Copy exactly the lines from the start of the material through the line with "last_value = 207.93". Pictures stay out of the copy.
>>>
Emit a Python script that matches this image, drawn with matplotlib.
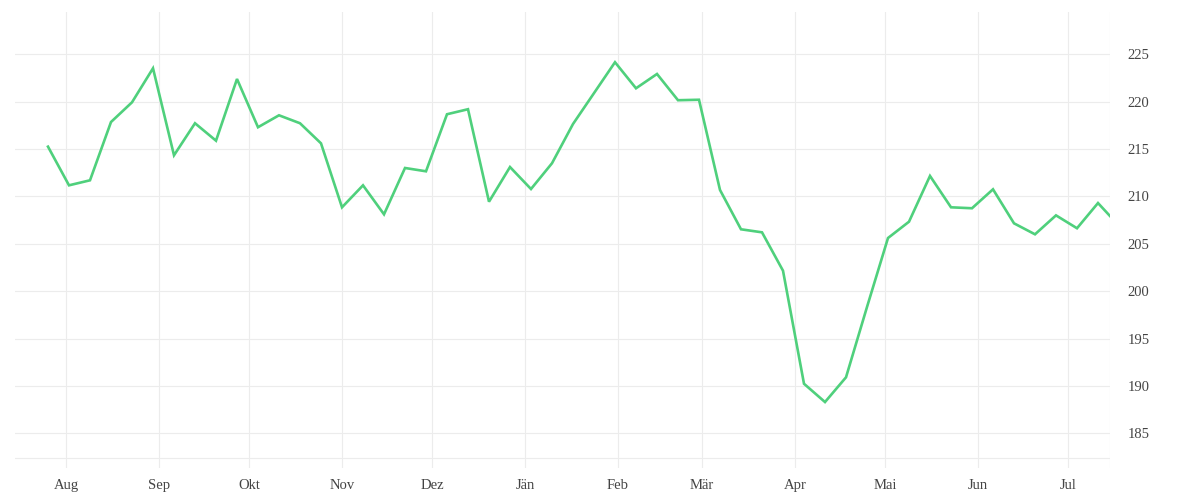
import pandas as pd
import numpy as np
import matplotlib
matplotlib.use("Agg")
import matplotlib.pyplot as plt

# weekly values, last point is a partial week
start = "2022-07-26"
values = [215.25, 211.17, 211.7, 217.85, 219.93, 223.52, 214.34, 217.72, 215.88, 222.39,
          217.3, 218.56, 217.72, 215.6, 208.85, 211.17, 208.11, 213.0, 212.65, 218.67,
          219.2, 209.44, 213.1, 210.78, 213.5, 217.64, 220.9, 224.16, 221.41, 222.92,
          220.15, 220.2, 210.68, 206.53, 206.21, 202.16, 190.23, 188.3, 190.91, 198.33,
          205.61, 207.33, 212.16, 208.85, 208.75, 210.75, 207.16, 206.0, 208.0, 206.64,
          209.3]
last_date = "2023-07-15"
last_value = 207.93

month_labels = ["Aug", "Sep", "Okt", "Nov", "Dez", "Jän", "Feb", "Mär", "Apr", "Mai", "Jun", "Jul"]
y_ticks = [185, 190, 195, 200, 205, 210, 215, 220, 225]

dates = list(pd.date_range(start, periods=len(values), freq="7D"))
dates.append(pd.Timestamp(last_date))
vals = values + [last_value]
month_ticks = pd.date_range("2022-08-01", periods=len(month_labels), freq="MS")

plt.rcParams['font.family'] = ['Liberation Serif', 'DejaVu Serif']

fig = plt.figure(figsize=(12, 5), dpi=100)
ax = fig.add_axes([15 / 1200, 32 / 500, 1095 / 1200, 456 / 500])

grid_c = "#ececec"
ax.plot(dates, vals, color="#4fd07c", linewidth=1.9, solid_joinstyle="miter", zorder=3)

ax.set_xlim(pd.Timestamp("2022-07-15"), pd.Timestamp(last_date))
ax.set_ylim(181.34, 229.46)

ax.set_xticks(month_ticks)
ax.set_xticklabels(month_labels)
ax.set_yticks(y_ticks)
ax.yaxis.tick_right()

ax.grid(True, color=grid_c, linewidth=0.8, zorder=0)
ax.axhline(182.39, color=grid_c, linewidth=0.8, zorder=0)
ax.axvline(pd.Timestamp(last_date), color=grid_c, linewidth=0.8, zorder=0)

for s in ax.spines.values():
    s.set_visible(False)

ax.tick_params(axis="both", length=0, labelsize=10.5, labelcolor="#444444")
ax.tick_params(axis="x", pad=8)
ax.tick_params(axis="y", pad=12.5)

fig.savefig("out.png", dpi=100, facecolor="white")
<<<
• Expected output:
Emit a Python script that matches this image, drawn with matplotlib.
import pandas as pd
import numpy as np
import matplotlib
matplotlib.use("Agg")
import matplotlib.pyplot as plt

# weekly values, last point is a partial week
start = "2022-07-26"
values = [215.25, 211.17, 211.7, 217.85, 219.93, 223.52, 214.34, 217.72, 215.88, 222.39,
          217.3, 218.56, 217.72, 215.6, 208.85, 211.17, 208.11, 213.0, 212.65, 218.67,
          219.2, 209.44, 213.1, 210.78, 213.5, 217.64, 220.9, 224.16, 221.41, 222.92,
          220.15, 220.2, 210.68, 206.53, 206.21, 202.16, 190.23, 188.3, 190.91, 198.33,
          205.61, 207.33, 212.16, 208.85, 208.75, 210.75, 207.16, 206.0, 208.0, 206.64,
          209.3]
last_date = "2023-07-15"
last_value = 207.93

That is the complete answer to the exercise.